Savings and an overdraft to pay the school fees

Chris and Kate Trim are determined that their three children will all be educated in independent schools - even though they are juggling the demands of household finances with the costs of setting up a new internet-based business.

The couple, from Portsmouth, have so-far funded the school fees for their children through the combination of savings and an overdraft, as well as with the help of financial support from their close family while the venture gets off the ground.

But they eventually plan to invest in a portfolio of buy-to-let properties. The returns on these assets should help them meet the considerable costs of educating nine-year-old Gulliver, Amelia, seven, and five-year-old Katrina.

"I have spent the last year of my life working on the website which has been a tremendous gamble but I am hoping it will all pay off in the end," says website consultant Chris, 41.

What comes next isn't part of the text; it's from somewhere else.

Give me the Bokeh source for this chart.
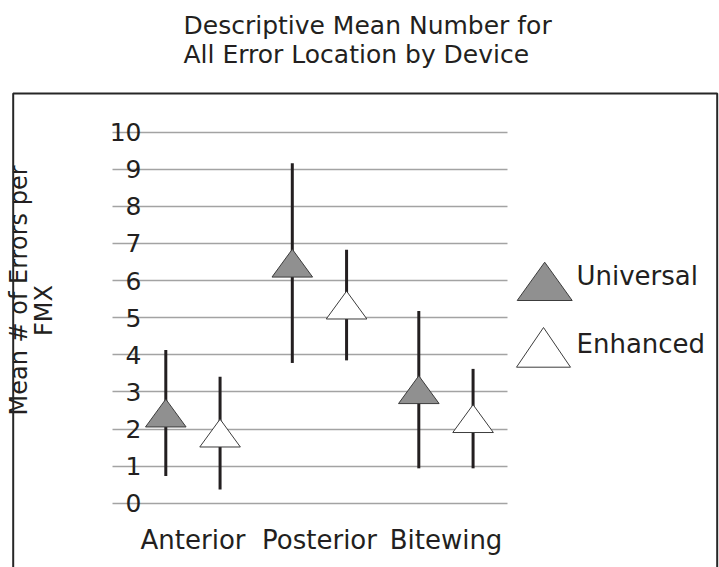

Ironically, it was only when the couple realised how much money they were spending each year on school uniforms and other academic equipment that they had the business idea.

Their recently launched site - www.blazered.co.uk - effectively acts as an online classified advert section for all school-related items that people want to sell and is already building up a loyal following across the country.

For less than £6 you can subscribe and put your items up for sale - along with your contact details - while potential buyers can search for particular items and even stuff related to individual schools.

Cut the costs of going back to school

* Regardless of whether your child is in independent or state education, you can dramatically reduce the cost of sending your child to school by taking advantage of the war on the high street.

Major stores - such as Tesco and Asda - are slugging it out for supremacy in the market by cutting the cost of school uniforms. Among the best of the bargains are trousers and skirts for just £2.

* For other items - stationery, bags, sports equipment - it's worth shopping around your local area and on the internet for good deals.

* According to comparison website PriceRunner - www.pricerunner.co.uk - an average family with two children can cut their costs from £645 to £340 just by doing their homework.

For example, the prices charged for a pack of 20 Bic fine ballpens varied from £5.79 to £3.84 - a £1.95 saving, while there was a difference of £2.50 in the cost of A4 hardback notebooks.

* Young people from low income families are being encouraged to stay on in education through the introduction of new grants. The Education Maintenance Allowance is a weekly payment of £10, £20 or £30 depending on your household income. The money is intended to help with the day-to-day costs when you stay on at school or college.

* The cash is paid directly into the student's bank account if they stay on in education at school or college after their GCSEs - and is available during term time for any academic or vocational course involving at least 12 hours of guided learning.

* Making the decision to stay on can be very lucrative. According to the Learning and Skills Council, those who do can earn up to £4,000 more per year.